This claim comes from Jaroslav Haščák, co-founder of the Penta Group and one of the most powerful men in Slovak business. His words, caught in the infamous Gorilla recordings, shocked the public but also revealed something deeper. Behind the vulgar tone lies an uncomfortable truth about how elites see democracy — not as an ideal, but as a tool.
Politicians change, the shadow structures remain in power, a dream of every power-obsessed politician.
The illusion of choice
Modern democracy looks participatory on paper. People vote, politicians campaign, and parties compete. Yet beneath this surface, money decides everything. Media exposure costs millions. Campaigns require donors. Parties without oligarchic or corporate backing rarely survive. Voters may feel empowered, but they choose between options crafted by financial and political elites. The menu changes, the kitchen stays the same.
The intelligence gap
Haščák’s insult may sound brutal, but it touches on a real weakness of democracy — the ignorance of the average voter. Most citizens do not understand economics, law, or geopolitics. They vote emotionally, not rationally. Propaganda exploits that. Media simplify complex realities into good-versus-evil stories. Algorithms reinforce tribalism. The result is a system where the least informed decide the fate of all. That is not equality; that is chaos in disguise.
Helpless voters
Ordinary citizens are helpless. They shout, argue, and protest, yet nothing changes. They believe their voice matters, but it does not. The system absorbs their anger, digests it, and moves on. Politicians rotate, policies remain. Power never shifts — it only changes its color and logo. People may switch parties, but the puppeteers stay the same. The illusion of control keeps them calm while decisions are made elsewhere.
If voters were intelligent
If voters were truly intelligent, the world would look different. Banking dynasties, big business, and oligarchs would be expelled from politics. Lobbyists and corporate donors would lose influence overnight. Media monopolies would collapse under scrutiny. Political parties would rise from the people, not from boardrooms. Intelligent voters would demand real transparency and dismantle the networks of privilege that thrive on public ignorance. They would end the era of movers and shakers pulling strings behind closed doors.
A good citizen would – if we are in the US environment – dig a grave for the beloved two party system.
They would establish a new agency for exposing shadow relationships inside the politics. Media would uncover each other whether one is under pressure of the super-rich.
Manufactured consent
Parties no longer represent ideas. They represent investors. Television, newspapers, and influencers shape perceptions through subtle manipulation. Scandals, polls, and slogans replace analysis. Voters react to feelings, not facts. In such an environment, elites can maintain control without open dictatorship. They create the illusion of choice, yet every option benefits them. As long as the public believes in the process, the system survives.
The democratic paradox
Democracy promises accountability but delivers inertia. It requires educated, informed, and rational citizens — yet produces the opposite. Politicians appeal to instincts, not intelligence. Complex reforms lose to populist slogans. Experts are ignored, thinkers mocked, and mediocrity rewarded. Every election restarts the cycle, confirming what Haščák cynically said: voters know nothing, and those who know manipulate them.

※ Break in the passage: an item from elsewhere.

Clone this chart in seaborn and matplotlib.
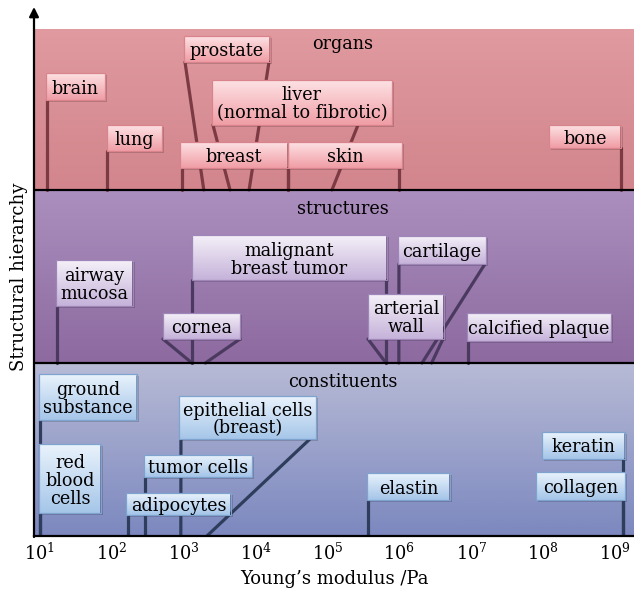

Between arrogance and reality
Haščák’s statement reveals arrogance, but also a diagnosis. Democracy as practiced today is structurally dependent on ignorance. The few who understand power have no interest in educating the many. Schools teach obedience, not judgment. Media entertain, not inform. As a result, society becomes governable only through deception. The oligarch laughs not because he hates democracy, but because he knows how easily it bends.
The path forward
If democracy is to survive, it must evolve. Transparency must replace manipulation. Education must foster critical thinking, not blind patriotism. Media must stop serving as propaganda machines. And voters must realize that democracy without understanding is just a ritual. Otherwise, Haščák’s words will remain accurate — not as an insult, but as a prophecy.